SET TASK - Copy every line of the data that contains the string "with".

- - -

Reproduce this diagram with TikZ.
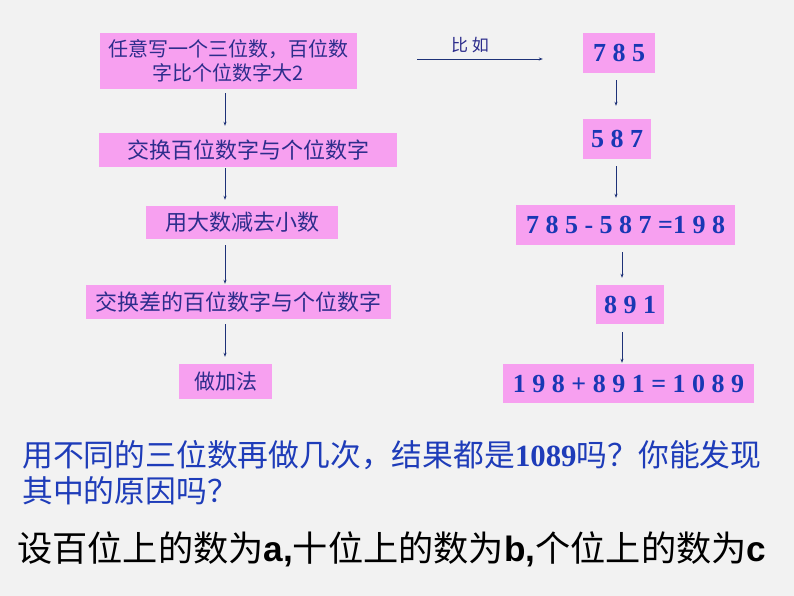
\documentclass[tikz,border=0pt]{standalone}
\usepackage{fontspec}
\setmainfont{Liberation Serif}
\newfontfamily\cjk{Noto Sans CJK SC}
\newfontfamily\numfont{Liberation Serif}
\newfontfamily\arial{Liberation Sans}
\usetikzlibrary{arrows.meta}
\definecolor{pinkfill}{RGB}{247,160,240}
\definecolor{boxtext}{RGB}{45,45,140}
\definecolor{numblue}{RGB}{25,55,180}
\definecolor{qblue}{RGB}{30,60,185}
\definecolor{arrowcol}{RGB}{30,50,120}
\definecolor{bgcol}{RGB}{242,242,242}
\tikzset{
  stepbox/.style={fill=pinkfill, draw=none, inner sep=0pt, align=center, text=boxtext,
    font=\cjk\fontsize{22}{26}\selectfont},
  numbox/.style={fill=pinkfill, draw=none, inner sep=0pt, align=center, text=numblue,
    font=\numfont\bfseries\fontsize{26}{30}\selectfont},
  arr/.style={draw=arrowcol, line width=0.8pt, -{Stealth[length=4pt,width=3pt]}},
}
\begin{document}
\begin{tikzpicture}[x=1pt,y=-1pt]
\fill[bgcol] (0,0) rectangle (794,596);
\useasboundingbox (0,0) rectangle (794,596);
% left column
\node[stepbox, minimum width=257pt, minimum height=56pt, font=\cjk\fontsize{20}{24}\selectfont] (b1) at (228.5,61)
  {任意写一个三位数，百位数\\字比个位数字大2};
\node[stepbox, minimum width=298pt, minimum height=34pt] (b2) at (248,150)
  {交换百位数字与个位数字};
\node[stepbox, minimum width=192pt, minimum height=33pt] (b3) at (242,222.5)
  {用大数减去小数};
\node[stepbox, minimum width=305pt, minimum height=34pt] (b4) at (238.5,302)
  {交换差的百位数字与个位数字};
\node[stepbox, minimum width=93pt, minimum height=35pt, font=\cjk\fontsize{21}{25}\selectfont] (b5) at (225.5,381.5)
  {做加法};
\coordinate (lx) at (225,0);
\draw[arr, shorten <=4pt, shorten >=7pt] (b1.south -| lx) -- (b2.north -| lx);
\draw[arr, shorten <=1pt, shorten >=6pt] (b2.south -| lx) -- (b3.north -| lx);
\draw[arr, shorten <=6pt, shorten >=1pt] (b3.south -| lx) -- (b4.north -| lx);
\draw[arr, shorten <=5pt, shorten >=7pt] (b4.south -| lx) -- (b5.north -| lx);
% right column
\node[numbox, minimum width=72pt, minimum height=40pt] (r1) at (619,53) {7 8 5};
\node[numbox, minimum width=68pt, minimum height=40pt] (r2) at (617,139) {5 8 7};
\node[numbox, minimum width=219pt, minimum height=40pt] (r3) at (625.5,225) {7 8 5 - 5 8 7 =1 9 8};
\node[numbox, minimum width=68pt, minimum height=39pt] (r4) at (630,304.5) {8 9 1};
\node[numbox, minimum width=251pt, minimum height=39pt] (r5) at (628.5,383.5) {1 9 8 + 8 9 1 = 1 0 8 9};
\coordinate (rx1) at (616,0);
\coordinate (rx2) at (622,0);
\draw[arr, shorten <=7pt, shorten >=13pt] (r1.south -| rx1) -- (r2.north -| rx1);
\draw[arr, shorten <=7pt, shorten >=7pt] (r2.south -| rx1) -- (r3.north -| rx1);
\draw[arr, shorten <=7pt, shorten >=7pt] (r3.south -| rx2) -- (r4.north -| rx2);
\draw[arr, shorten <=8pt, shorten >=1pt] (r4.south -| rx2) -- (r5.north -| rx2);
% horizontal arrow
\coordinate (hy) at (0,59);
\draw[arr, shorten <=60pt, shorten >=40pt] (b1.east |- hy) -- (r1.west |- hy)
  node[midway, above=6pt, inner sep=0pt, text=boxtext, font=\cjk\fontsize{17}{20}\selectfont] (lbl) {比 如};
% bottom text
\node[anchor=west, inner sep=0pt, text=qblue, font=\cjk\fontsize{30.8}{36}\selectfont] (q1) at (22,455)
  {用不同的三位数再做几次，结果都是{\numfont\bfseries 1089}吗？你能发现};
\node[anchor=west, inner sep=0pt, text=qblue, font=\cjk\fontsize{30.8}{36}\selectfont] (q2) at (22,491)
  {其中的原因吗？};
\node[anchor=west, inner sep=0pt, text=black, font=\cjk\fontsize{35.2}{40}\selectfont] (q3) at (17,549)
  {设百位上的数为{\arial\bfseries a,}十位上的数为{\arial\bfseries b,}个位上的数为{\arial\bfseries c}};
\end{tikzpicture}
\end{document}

- - -

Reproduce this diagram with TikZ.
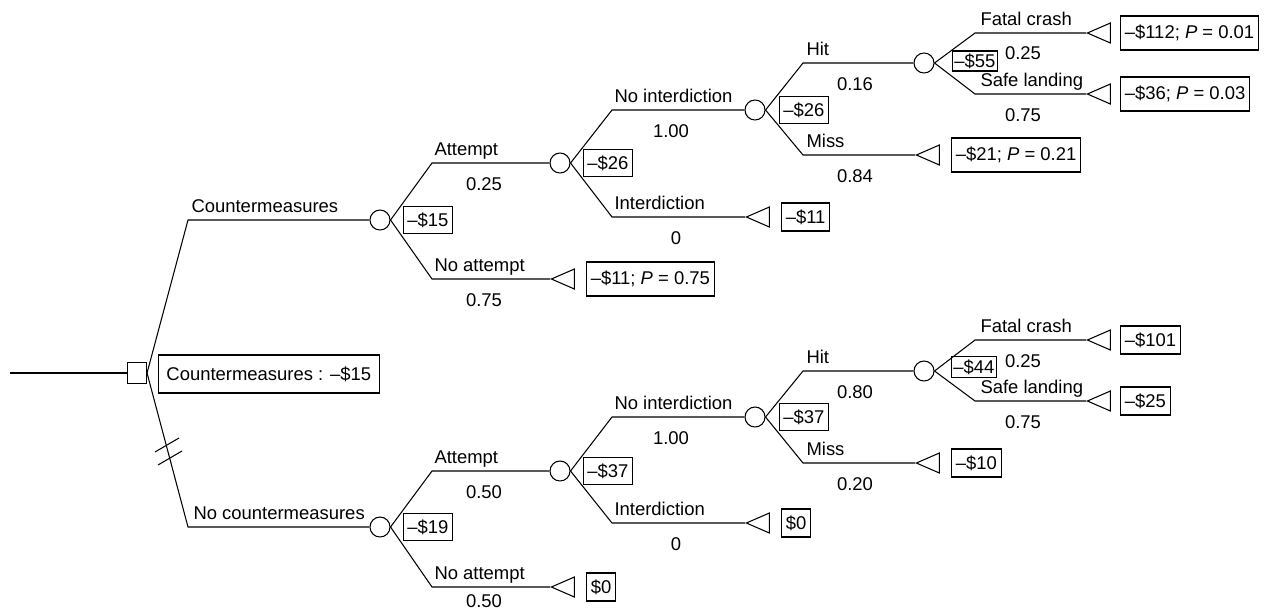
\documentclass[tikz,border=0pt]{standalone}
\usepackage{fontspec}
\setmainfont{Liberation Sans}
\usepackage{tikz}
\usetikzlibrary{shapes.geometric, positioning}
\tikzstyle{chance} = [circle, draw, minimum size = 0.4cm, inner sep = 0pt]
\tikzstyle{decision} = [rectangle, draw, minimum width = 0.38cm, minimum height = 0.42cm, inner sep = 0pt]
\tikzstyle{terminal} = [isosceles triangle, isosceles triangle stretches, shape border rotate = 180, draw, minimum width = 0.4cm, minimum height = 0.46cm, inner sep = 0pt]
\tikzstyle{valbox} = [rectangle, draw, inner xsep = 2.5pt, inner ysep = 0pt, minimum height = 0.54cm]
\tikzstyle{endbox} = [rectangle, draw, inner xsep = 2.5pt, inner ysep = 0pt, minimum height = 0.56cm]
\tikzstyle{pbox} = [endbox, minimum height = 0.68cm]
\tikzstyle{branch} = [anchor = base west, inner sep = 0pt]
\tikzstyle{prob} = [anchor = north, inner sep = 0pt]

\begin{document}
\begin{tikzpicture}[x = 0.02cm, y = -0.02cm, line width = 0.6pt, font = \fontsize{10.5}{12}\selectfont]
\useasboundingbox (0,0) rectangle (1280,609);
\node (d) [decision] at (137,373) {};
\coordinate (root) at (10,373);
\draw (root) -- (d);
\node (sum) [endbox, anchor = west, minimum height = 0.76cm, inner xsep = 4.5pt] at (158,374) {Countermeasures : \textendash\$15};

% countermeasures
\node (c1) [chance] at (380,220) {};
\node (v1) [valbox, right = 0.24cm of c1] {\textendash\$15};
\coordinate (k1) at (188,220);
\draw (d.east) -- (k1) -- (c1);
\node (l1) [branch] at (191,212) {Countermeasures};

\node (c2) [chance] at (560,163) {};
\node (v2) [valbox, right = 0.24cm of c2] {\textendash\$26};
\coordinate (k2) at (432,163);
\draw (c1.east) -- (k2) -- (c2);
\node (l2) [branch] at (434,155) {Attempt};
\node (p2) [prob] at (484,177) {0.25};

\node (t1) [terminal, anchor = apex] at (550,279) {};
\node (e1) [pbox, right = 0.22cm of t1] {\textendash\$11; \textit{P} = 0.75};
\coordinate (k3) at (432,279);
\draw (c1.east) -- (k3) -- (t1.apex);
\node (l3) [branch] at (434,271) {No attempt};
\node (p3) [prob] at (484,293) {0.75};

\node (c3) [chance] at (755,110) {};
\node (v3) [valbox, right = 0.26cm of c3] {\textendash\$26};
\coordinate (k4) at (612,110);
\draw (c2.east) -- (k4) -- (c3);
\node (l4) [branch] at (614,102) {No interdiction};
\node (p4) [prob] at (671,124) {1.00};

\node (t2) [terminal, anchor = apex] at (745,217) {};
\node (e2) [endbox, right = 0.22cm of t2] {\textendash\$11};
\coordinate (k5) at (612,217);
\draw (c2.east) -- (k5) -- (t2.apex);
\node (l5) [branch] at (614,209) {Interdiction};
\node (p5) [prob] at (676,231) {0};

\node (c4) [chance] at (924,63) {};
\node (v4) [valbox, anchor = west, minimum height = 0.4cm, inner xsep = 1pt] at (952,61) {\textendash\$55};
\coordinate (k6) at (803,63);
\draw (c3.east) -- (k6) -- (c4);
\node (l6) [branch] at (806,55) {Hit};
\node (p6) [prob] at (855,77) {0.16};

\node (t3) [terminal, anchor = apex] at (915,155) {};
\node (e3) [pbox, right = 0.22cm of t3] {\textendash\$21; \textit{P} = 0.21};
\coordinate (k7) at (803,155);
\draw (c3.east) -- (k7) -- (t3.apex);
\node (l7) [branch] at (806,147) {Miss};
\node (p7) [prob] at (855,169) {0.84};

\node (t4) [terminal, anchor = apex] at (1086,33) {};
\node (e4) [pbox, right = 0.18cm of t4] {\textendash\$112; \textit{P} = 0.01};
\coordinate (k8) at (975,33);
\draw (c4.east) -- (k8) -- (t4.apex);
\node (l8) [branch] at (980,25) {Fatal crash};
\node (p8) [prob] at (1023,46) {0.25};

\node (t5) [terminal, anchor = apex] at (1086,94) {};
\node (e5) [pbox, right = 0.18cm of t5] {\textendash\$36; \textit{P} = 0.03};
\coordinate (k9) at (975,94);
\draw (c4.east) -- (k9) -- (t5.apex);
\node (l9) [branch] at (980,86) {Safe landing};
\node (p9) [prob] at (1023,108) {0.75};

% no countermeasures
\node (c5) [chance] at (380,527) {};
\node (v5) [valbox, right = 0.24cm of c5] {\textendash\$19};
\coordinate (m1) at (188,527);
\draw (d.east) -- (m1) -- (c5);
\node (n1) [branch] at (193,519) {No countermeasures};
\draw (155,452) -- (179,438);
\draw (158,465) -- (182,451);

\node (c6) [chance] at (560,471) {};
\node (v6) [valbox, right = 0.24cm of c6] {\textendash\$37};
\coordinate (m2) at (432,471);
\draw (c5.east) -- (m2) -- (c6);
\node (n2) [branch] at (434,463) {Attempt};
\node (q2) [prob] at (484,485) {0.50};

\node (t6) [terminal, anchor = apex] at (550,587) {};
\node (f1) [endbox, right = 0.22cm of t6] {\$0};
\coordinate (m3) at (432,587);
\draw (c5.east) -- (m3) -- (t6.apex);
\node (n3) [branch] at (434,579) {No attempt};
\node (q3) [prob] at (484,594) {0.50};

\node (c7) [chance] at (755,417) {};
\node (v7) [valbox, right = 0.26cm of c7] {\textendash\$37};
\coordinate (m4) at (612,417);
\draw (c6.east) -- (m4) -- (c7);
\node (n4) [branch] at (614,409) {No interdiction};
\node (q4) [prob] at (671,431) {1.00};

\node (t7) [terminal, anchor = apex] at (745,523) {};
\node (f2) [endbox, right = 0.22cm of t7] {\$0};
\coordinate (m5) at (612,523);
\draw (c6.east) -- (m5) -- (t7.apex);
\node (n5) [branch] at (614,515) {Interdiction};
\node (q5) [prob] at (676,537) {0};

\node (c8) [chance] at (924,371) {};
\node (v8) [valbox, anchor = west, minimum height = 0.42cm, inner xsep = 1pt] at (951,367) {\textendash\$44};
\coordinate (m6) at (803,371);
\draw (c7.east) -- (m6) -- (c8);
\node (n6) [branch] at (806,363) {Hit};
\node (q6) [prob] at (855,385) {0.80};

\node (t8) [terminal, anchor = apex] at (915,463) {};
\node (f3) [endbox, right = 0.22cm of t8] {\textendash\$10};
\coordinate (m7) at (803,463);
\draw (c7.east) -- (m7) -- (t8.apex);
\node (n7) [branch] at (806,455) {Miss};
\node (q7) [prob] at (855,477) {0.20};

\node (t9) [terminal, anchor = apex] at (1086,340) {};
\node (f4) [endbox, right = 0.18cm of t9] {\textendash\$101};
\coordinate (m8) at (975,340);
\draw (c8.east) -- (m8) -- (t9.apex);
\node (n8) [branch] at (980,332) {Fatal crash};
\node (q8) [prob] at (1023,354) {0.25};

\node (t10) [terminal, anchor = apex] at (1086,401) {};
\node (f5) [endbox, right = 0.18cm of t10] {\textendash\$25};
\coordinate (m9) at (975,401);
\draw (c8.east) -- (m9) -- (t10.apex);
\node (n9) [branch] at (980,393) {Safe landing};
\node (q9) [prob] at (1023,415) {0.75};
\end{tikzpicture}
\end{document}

- - -

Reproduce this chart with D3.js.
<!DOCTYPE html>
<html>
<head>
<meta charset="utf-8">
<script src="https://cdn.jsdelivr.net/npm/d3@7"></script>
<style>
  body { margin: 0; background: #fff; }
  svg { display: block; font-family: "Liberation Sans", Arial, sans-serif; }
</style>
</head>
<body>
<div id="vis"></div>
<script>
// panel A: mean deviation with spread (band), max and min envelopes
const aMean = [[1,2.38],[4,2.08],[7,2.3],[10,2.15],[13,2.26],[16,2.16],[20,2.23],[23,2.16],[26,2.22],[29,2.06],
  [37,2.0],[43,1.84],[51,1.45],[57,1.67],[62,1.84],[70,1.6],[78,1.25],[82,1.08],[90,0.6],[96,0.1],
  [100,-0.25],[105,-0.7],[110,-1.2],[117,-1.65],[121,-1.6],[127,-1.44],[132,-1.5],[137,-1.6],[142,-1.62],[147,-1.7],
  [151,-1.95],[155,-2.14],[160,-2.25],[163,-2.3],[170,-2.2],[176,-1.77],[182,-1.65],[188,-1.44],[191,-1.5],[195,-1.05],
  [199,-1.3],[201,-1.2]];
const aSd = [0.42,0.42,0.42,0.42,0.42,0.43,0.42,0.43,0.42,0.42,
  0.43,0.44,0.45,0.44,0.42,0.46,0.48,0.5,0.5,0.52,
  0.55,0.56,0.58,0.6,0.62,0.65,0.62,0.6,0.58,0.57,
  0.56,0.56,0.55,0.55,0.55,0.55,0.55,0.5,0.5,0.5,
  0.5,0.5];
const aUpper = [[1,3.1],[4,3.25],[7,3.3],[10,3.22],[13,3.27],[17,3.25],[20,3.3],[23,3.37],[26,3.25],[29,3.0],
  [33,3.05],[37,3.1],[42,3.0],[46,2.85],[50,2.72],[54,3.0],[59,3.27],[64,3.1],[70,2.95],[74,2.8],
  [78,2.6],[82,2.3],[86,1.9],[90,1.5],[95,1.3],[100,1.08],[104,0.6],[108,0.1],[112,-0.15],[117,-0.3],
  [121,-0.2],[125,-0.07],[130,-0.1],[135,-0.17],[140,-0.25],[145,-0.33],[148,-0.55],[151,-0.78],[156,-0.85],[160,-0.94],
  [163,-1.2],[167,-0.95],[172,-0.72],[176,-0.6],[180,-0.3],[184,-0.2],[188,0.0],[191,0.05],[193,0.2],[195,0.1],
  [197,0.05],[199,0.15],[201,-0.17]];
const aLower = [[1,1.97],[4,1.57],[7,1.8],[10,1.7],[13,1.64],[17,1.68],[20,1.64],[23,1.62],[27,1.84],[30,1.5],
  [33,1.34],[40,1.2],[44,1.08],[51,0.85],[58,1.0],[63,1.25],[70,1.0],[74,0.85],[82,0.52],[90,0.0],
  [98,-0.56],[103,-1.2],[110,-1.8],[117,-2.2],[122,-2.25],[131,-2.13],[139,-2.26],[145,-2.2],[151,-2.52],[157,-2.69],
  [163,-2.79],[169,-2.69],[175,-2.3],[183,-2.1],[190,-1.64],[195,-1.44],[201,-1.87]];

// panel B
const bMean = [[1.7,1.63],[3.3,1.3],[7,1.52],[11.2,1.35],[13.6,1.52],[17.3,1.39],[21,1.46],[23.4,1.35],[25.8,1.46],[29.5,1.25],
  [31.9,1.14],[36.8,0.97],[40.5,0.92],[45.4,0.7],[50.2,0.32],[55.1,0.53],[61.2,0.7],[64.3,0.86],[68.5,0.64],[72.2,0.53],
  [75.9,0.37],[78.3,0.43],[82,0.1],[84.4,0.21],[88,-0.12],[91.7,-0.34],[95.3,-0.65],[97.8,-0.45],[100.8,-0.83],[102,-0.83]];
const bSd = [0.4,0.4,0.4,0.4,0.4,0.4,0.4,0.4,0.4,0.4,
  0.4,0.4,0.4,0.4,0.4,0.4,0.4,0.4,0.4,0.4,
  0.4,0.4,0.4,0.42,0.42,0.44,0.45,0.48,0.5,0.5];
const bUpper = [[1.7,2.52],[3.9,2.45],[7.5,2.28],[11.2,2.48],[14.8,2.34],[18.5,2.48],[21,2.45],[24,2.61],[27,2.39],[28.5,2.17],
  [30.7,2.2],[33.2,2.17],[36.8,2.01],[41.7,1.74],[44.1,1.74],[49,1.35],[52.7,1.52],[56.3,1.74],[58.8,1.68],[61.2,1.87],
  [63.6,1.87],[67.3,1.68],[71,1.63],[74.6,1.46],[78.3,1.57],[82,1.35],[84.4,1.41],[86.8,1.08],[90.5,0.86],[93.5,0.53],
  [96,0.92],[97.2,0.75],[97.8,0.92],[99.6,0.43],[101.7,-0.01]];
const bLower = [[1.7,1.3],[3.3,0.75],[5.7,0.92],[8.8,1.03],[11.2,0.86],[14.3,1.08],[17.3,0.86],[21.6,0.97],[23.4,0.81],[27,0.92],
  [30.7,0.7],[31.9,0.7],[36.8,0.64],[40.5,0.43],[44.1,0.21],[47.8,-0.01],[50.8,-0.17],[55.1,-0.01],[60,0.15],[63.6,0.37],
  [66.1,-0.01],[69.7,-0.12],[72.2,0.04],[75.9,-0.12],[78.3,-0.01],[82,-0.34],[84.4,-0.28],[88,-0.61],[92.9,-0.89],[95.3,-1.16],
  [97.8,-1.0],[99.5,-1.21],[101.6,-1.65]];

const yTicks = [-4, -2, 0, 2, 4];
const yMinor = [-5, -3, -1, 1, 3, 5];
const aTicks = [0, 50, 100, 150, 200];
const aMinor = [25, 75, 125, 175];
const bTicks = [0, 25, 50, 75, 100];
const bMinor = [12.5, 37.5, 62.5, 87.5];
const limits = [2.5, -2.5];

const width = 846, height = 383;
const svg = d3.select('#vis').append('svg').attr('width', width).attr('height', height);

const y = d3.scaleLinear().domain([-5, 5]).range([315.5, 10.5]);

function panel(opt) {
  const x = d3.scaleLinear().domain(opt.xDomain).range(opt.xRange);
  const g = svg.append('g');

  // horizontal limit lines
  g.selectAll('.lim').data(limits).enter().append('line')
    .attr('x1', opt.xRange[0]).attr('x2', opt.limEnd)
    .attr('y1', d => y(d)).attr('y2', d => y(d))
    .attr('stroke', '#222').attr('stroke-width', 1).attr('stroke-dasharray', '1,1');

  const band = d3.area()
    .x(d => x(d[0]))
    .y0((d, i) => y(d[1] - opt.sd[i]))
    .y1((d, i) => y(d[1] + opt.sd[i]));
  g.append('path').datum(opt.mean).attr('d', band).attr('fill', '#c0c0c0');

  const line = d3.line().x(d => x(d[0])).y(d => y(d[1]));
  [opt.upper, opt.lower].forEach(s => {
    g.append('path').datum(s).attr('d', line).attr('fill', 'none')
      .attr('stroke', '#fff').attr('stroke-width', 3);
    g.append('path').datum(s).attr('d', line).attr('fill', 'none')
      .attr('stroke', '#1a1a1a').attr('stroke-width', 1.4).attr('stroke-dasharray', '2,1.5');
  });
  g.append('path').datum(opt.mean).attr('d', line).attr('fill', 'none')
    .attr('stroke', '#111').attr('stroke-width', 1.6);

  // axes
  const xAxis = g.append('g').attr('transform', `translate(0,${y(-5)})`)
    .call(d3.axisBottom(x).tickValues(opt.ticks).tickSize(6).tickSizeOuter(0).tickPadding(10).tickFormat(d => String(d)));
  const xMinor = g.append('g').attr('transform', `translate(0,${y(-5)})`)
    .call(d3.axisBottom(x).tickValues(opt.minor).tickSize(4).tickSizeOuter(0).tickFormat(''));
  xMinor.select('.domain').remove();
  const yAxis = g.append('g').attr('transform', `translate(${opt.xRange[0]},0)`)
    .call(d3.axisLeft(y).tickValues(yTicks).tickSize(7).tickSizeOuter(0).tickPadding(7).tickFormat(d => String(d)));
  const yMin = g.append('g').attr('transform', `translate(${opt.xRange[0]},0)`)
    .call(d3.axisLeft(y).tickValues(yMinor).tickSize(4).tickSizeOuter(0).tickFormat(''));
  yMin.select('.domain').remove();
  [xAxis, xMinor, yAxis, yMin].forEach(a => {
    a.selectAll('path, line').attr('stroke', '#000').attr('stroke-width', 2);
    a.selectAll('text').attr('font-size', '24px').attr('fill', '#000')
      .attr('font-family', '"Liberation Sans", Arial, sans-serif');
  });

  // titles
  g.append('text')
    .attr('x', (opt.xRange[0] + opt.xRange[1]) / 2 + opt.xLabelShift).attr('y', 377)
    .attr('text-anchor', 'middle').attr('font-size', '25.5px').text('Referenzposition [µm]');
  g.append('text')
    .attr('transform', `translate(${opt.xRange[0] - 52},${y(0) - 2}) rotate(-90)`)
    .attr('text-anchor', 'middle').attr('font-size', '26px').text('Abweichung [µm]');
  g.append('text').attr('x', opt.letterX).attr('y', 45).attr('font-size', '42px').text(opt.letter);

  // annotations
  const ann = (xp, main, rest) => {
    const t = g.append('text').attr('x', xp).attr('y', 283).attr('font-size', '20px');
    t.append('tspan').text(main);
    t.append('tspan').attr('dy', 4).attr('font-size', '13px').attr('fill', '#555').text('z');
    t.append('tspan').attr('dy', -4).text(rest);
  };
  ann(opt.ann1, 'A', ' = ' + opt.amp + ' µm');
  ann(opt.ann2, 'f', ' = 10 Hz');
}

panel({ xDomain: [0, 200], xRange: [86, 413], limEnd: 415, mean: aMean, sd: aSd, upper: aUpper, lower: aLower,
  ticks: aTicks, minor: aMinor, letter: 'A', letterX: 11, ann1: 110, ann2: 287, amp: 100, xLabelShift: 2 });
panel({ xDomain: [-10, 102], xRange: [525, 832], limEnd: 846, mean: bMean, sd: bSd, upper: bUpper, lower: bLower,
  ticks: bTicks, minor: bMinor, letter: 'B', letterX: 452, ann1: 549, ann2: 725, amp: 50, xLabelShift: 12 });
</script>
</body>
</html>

- - -

COMPLETE OUTPUT -
Reproduce this diagram with TikZ.
Reproduce this diagram with TikZ.
Reproduce this chart with D3.js.
// panel A: mean deviation with spread (band), max and min envelopes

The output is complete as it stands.